An open benchmark for evaluating the accuracy of Japanese financial data APIs against EDINET XBRL filings.
EDINET is operated by Japan's Financial Services Agency (金融庁). It is the authoritative source for Japanese corporate financial disclosures. This benchmark checks whether data providers correctly parse and return the values from these filings.
| # | Provider | Accuracy | Score |
|---|---|---|---|
| 1 | Axiora | 100.00% | 285 / 285 |
| 2 | edinetdb.jp | 74.74% | 213 / 285 |
Excluding total_equity (which edinetdb.jp does not serve): edinetdb.jp scores 213/235 (90.6%).
| Field | Axiora | edinetdb.jp | Notes |
|---|---|---|---|
| revenue | 50/50 (100%) | 45/50 (90%) | |
| net_income | 50/50 (100%) | 48/50 (96%) | |
| operating_income | 35/35 (100%) | 29/35 (83%) | |
| total_assets | 50/50 (100%) | 48/50 (96%) | |
| total_equity | 50/50 (100%) | 0/50 (0%) | edinetdb.jp returns null for all companies |
| eps | 50/50 (100%) | 43/50 (86%) |
git clone https://github.com/axioradev/edinet-benchmark.git
cd edinet-benchmark
pip install httpx numpy
export AXIORA_API_KEY="..." # https://axiora.dev
export EDINETDB_API_KEY="..." # https://edinetdb.jp
python compare.pyResults are written to results/.
You only need API keys for the providers you want to test. Providers without a key are skipped.
- Add an entry to
providers.json:
{
"name": "your_api",
"display_name": "Your API",
"base_url": "https://api.example.com/v1",
"api_key_env": "YOUR_API_KEY",
"auth_header": "Authorization",
"auth_prefix": "Bearer ",
"endpoint": "/companies/{edinet_code}/financials",
"params": {},
"response_path": "data",
"fiscal_year_key": "fiscal_year",
"rate_limit_ms": 100
}- Run the benchmark:
python compare.py - Open a PR with your results
Requirements: Your API must accept an EDINET code and return financial data with fiscal_year, revenue, net_income, operating_income, total_assets, total_equity, and eps fields.
Ground truth: 285 data points across 50 companies, verified against EDINET XBRL annual filings (有価証券報告書, doc_type=120). Every expected value can be independently checked against the original filing on EDINET.
Sample: 50 companies selected via stratified sampling across 19 sectors and 3 accounting standards (IFRS, JP-GAAP, US-GAAP). Deterministic seed: 2026-03-03. Universe snapshot committed as universe.json. See select_sample.py.

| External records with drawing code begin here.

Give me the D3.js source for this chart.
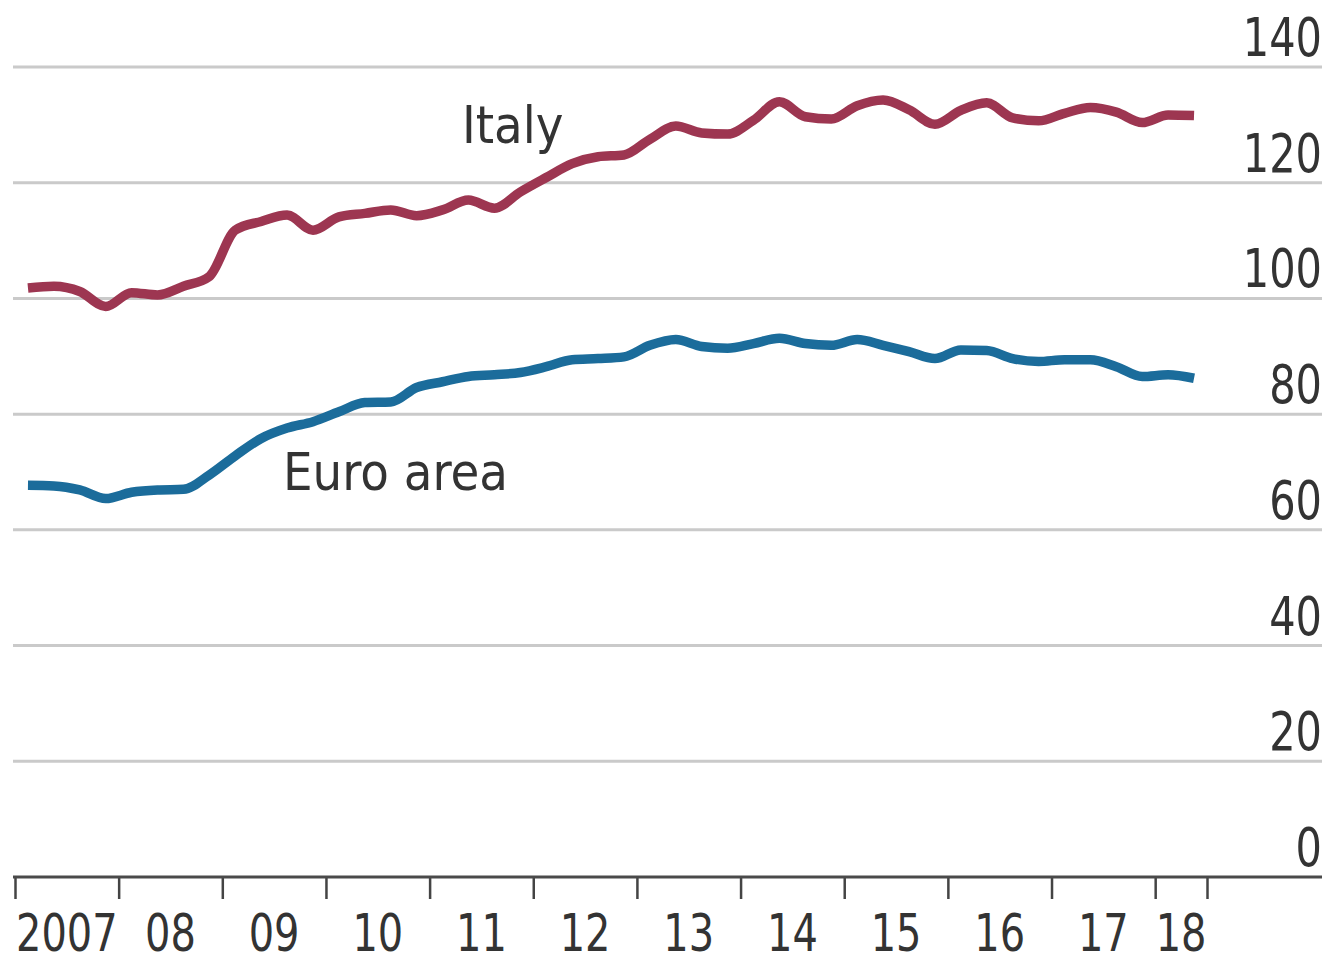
<!DOCTYPE html>
<html>
<head>
<meta charset="utf-8">
<script src="https://cdn.jsdelivr.net/npm/d3@7"></script>
<style>
  html, body { margin: 0; padding: 0; background: #ffffff; overflow: hidden; }
  svg { display: block; }
</style>
</head>
<body>
<svg id="chart" width="1330" height="965"></svg>
<script>
// Quarterly observations, 2007Q1 to 2018Q2
const quarters = [
  "2007Q1","2007Q2","2007Q3","2007Q4","2008Q1","2008Q2","2008Q3","2008Q4",
  "2009Q1","2009Q2","2009Q3","2009Q4","2010Q1","2010Q2","2010Q3","2010Q4",
  "2011Q1","2011Q2","2011Q3","2011Q4","2012Q1","2012Q2","2012Q3","2012Q4",
  "2013Q1","2013Q2","2013Q3","2013Q4","2014Q1","2014Q2","2014Q3","2014Q4",
  "2015Q1","2015Q2","2015Q3","2015Q4","2016Q1","2016Q2","2016Q3","2016Q4",
  "2017Q1","2017Q2","2017Q3","2017Q4","2018Q1","2018Q2"
];

const italy = [
  101.8, 102.1, 101.2, 98.6, 101.0, 100.6, 102.1, 103.8,
  111.8, 113.3, 114.4, 111.8, 114.1, 114.7, 115.3, 114.3,
  115.3, 117.0, 115.6, 118.4, 120.9, 123.3, 124.5, 124.8,
  127.5, 129.8, 128.6, 128.4, 130.8, 134.0, 131.4, 131.0,
  133.3, 134.3, 132.6, 130.1, 132.5, 133.8, 131.2, 130.7,
  132.0, 133.0, 132.2, 130.4, 131.7, 131.6
];

const euroArea = [
  67.7, 67.6, 66.9, 65.4, 66.5, 66.9, 67.0, 69.5,
  72.8, 75.8, 77.6, 78.7, 80.4, 82.0, 82.1, 84.6,
  85.6, 86.5, 86.8, 87.2, 88.2, 89.4, 89.6, 89.9,
  91.9, 92.9, 91.7, 91.4, 92.2, 93.1, 92.2, 91.9,
  92.9, 91.9, 90.8, 89.6, 91.1, 91.0, 89.6, 89.1,
  89.4, 89.4, 88.2, 86.5, 86.8, 86.2
];

const yTicks = [0, 20, 40, 60, 80, 100, 120, 140];
const yearTicks = [2007, 2008, 2009, 2010, 2011, 2012, 2013, 2014, 2015, 2016, 2017, 2018, 2018.5];
const yearLabels = ["2007", "08", "09", "10", "11", "12", "13", "14", "15", "16", "17", "18"];

const svg = d3.select("#chart");

const gridLeft = 13, gridRight = 1322;
const x = d3.scaleLinear().domain([2007, 2018.5]).range([15, 1207]);
const y = d3.scaleLinear().domain([0, 140]).range([877, 67]);

// quarter label -> fractional year at the middle of the quarter
const quarterPos = q => +q.slice(0, 4) + (+q.slice(5) - 0.5) / 4;

const numFont = "'DejaVu Sans Condensed', 'DejaVu Sans', sans-serif";
const labelFont = "'DejaVu Sans Condensed', 'DejaVu Sans', sans-serif";
const numSize = 53;
const squeeze = 0.87; // narrow the numerals horizontally

// horizontal gridlines (0 is drawn by the x axis)
svg.append("g")
  .selectAll("line")
  .data(yTicks.filter(d => d > 0))
  .join("line")
  .attr("x1", gridLeft).attr("x2", gridRight)
  .attr("y1", d => y(d)).attr("y2", d => y(d))
  .attr("stroke", "#cacaca")
  .attr("stroke-width", 3);

// y tick labels, right-aligned above each gridline
svg.append("g")
  .selectAll("text")
  .data(yTicks)
  .join("text")
  .attr("transform", d => `translate(${gridRight},${y(d) - 11}) scale(${squeeze},1)`)
  .attr("text-anchor", "end")
  .attr("font-family", numFont)
  .attr("font-size", numSize)
  .attr("fill", "#333")
  .text(d => d);

// x axis: year ticks and centered year labels
const xAxis = d3.axisBottom(x)
  .tickValues(yearTicks)
  .tickSize(22)
  .tickFormat("");
const gx = svg.append("g").attr("transform", `translate(0,${y(0)})`).call(xAxis);
gx.select(".domain").remove();
gx.selectAll(".tick line").attr("stroke", "#444").attr("stroke-width", 2.5);

svg.append("line")
  .attr("x1", gridLeft).attr("x2", gridRight)
  .attr("y1", y(0)).attr("y2", y(0))
  .attr("stroke", "#4a4a4a")
  .attr("stroke-width", 3);

svg.append("g")
  .selectAll("text")
  .data(yearLabels)
  .join("text")
  .attr("transform", (d, i) => {
    const mid = x((yearTicks[i] + yearTicks[i + 1]) / 2);
    return `translate(${mid},951) scale(${squeeze},1)`;
  })
  .attr("text-anchor", "middle")
  .attr("font-family", numFont)
  .attr("font-size", 51)
  .attr("fill", "#333")
  .text(d => d);

// series lines
const line = d3.line()
  .x((d, i) => x(quarterPos(quarters[i])))
  .y(d => y(d))
  .curve(d3.curveMonotoneX);

const series = [
  { name: "Italy", values: italy, color: "#9d3651", lx: 462, ly: 143 },
  { name: "Euro area", values: euroArea, color: "#1b6c9b", lx: 283, ly: 490 }
];

svg.append("g")
  .selectAll("path")
  .data(series)
  .join("path")
  .attr("d", d => line(d.values))
  .attr("fill", "none")
  .attr("stroke", d => d.color)
  .attr("stroke-width", 9.5)
  .attr("stroke-linejoin", "round")
  .attr("stroke-linecap", "butt");

svg.append("g")
  .selectAll("text")
  .data(series)
  .join("text")
  .attr("x", d => d.lx)
  .attr("y", d => d.ly)
  .attr("font-family", labelFont)
  .attr("font-size", 52)
  .attr("fill", "#333")
  .text(d => d.name);
</script>
</body>
</html>
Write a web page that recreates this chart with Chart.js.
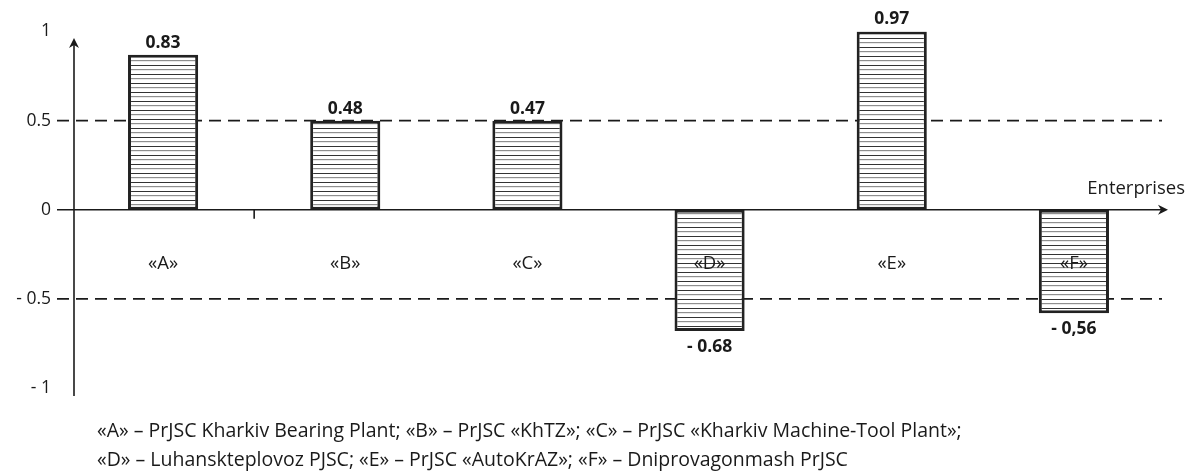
<!DOCTYPE html>
<html>
<head>
<meta charset="utf-8">
<script src="https://cdn.jsdelivr.net/npm/chart.js@4.4.1/dist/chart.umd.min.js"></script>
<style>
  body { margin: 0; background: #fff; }
  #wrap { width: 1196px; height: 475px; }
</style>
</head>
<body>
<div id="wrap"><canvas id="framus" width="1196" height="475"></canvas></div>
<script>
// enterprises and their values
const categories = ['«A»', '«B»', '«C»', '«D»', '«E»', '«F»'];
const values = [0.87, 0.50, 0.50, -0.68, 1.00, -0.58];      // bar heights as drawn
const valueLabels = ['0.83', '0.48', '0.47', '- 0.68', '0.97', '- 0,56'];
const yTicks = [-1, -0.5, 0, 0.5, 1];
const yTickLabels = ['- 1', '- 0.5', '0', '0.5', '1'];
const dashedAt = [0.5, -0.5];
const axisTitle = 'Enterprises';
const notes = [
    '«A» – PrJSC Kharkiv Bearing Plant; «B» – PrJSC «KhTZ»; «C» – PrJSC «Kharkiv Machine-Tool Plant»;',
    '«D» – Luhanskteplovoz PJSC; «E» – PrJSC «AutoKrAZ»; «F» – Dniprovagonmash PrJSC'
];

const FONT = '"Open Sans", "DejaVu Sans", sans-serif';
const INK = '#1a1a1a';

// horizontal hatching used as bar fill
function hatch() {
    const c = document.createElement('canvas');
    c.width = 8; c.height = 9;
    const g = c.getContext('2d');
    g.fillStyle = '#fff';
    g.fillRect(0, 0, 8, 9);
    g.fillStyle = '#333';
    g.fillRect(0, 2, 8, 1);
    g.fillStyle = '#8f8f8f';
    g.fillRect(0, 6, 8, 1.2);
    return g.createPattern(c, 'repeat');
}

function arrowHead(ctx, x, y, dir) {
    ctx.beginPath();
    if (dir === 'up') {
        ctx.moveTo(x, y);
        ctx.lineTo(x - 5, y + 10);
        ctx.lineTo(x, y + 7);
        ctx.lineTo(x + 5, y + 10);
    } else {
        ctx.moveTo(x, y);
        ctx.lineTo(x - 10, y - 5);
        ctx.lineTo(x - 7, y);
        ctx.lineTo(x - 10, y + 5);
    }
    ctx.closePath();
    ctx.fill();
}

const behindBars = {
    id: 'behindBars',
    beforeDatasetsDraw(chart) {
        const ctx = chart.ctx;
        const y = chart.scales.y;
        const area = chart.chartArea;
        ctx.save();
        ctx.strokeStyle = INK;
        ctx.lineWidth = 1.6;
        ctx.setLineDash([12, 7]);
        dashedAt.forEach(v => {
            const py = y.getPixelForValue(v);
            ctx.beginPath();
            ctx.moveTo(area.left - 15, py);
            ctx.lineTo(area.right - 3, py);
            ctx.stroke();
        });
        ctx.restore();
    }
};

const overlay = {
    id: 'overlay',
    afterDraw(chart) {
        const ctx = chart.ctx;
        const x = chart.scales.x;
        const y = chart.scales.y;
        const area = chart.chartArea;
        const ax = area.left + 2;
        const zero = y.getPixelForValue(0);
        ctx.save();
        ctx.strokeStyle = INK;
        ctx.fillStyle = INK;
        ctx.lineWidth = 1.6;

        // vertical axis
        ctx.beginPath();
        ctx.moveTo(ax, 44);
        ctx.lineTo(ax, y.getPixelForValue(-1) + 8);
        ctx.stroke();
        arrowHead(ctx, ax, 38, 'up');

        // horizontal axis
        ctx.beginPath();
        ctx.moveTo(area.left - 15, zero);
        ctx.lineTo(area.right, zero);
        ctx.stroke();
        arrowHead(ctx, area.right + 3, zero, 'right');

        // single category tick between A and B
        const tx = (x.getPixelForValue(0) + x.getPixelForValue(1)) / 2;
        ctx.beginPath();
        ctx.moveTo(tx, zero);
        ctx.lineTo(tx, zero + 9);
        ctx.stroke();

        ctx.font = '18.5px ' + FONT;
        ctx.textAlign = 'right';
        ctx.textBaseline = 'middle';
        ctx.fillText(axisTitle, area.right + 20, zero - 21);

        // category labels
        ctx.textAlign = 'center';
        ctx.font = '18.5px ' + FONT;
        categories.forEach((c, i) => {
            ctx.fillText(c, x.getPixelForValue(i), zero + 54);
        });

        // value labels
        ctx.font = 'bold 17.5px ' + FONT;
        const meta = chart.getDatasetMeta(0);
        meta.data.forEach((bar, i) => {
            const py = values[i] >= 0 ? bar.y - 12 : bar.y + 16;
            ctx.fillText(valueLabels[i], bar.x, py);
        });

        // key below the chart
        ctx.textAlign = 'left';
        ctx.font = '19.5px ' + FONT;
        notes.forEach((t, i) => {
            ctx.fillText(t, 97, 431 + i * 29);
        });
        ctx.restore();
    }
};

const ctx = document.getElementById('framus').getContext('2d');
new Chart(ctx, {
    type: 'bar',
    data: {
        labels: categories,
        datasets: [{
            data: values,
            backgroundColor: hatch(),
            borderColor: '#222',
            borderWidth: 3,
            borderSkipped: false,
            categoryPercentage: 1,
            barPercentage: 0.385
        }]
    },
    options: {
        responsive: false,
        animation: false,
        layout: { padding: { top: 24, bottom: 87, left: 0, right: 31 } },
        plugins: {
            legend: { display: false },
            tooltip: { enabled: false }
        },
        scales: {
            x: { display: false },
            y: {
                min: -1,
                max: 1,
                afterFit(s) { s.width = 72; },
                afterBuildTicks(s) { s.ticks = yTicks.map(v => ({ value: v })); },
                grid: { display: false, drawTicks: false },
                border: { display: false },
                ticks: {
                    padding: 21,
                    color: INK,
                    font: { family: FONT, size: 17.5 },
                    callback: v => yTickLabels[yTicks.indexOf(v)]
                }
            }
        }
    },
    plugins: [behindBars, overlay]
});
</script>
</body>
</html>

Matching rules (see matching_rules.json):
- Monetary fields (JPY): exact match below ¥1B, ±0.01% relative tolerance above
- Per-share fields: ±¥0.01 absolute tolerance, auto sen-to-yen conversion
- Null expected values excluded from scoring
- Null/missing provider values count as mismatch
compare.py # Comparison engine (uses providers.json)
providers.json # Provider configurations (extensible)
golden.json # Ground truth dataset (285 data points)
matching_rules.json # Matching tolerances
universe.json # Company universe snapshot for reproducible sampling
select_sample.py # Sample selection script
company_lookup.json # Company metadata + EDINET doc IDs
evidence.json # Partial source traces for 10 companies
results/
scoreboard.json # Full results
scoreboard.csv # CSV export
summary.json # Aggregate scores, CIs, binomial bounds, sensitivity
response_hashes.json # SHA-256 of raw API responses per provider
- 50 companies out of ~4,000 on EDINET
- Annual filings only (doc_type=120)
- 6 financial metrics (no cash flow, dividends, or segments)
total_equitynot served by all providers — see results with and without- Point-in-time — providers may fix issues after publication
- Golden truth constructed by the developer of one evaluated provider (see methodology.md for conflict of interest discussion)
MIT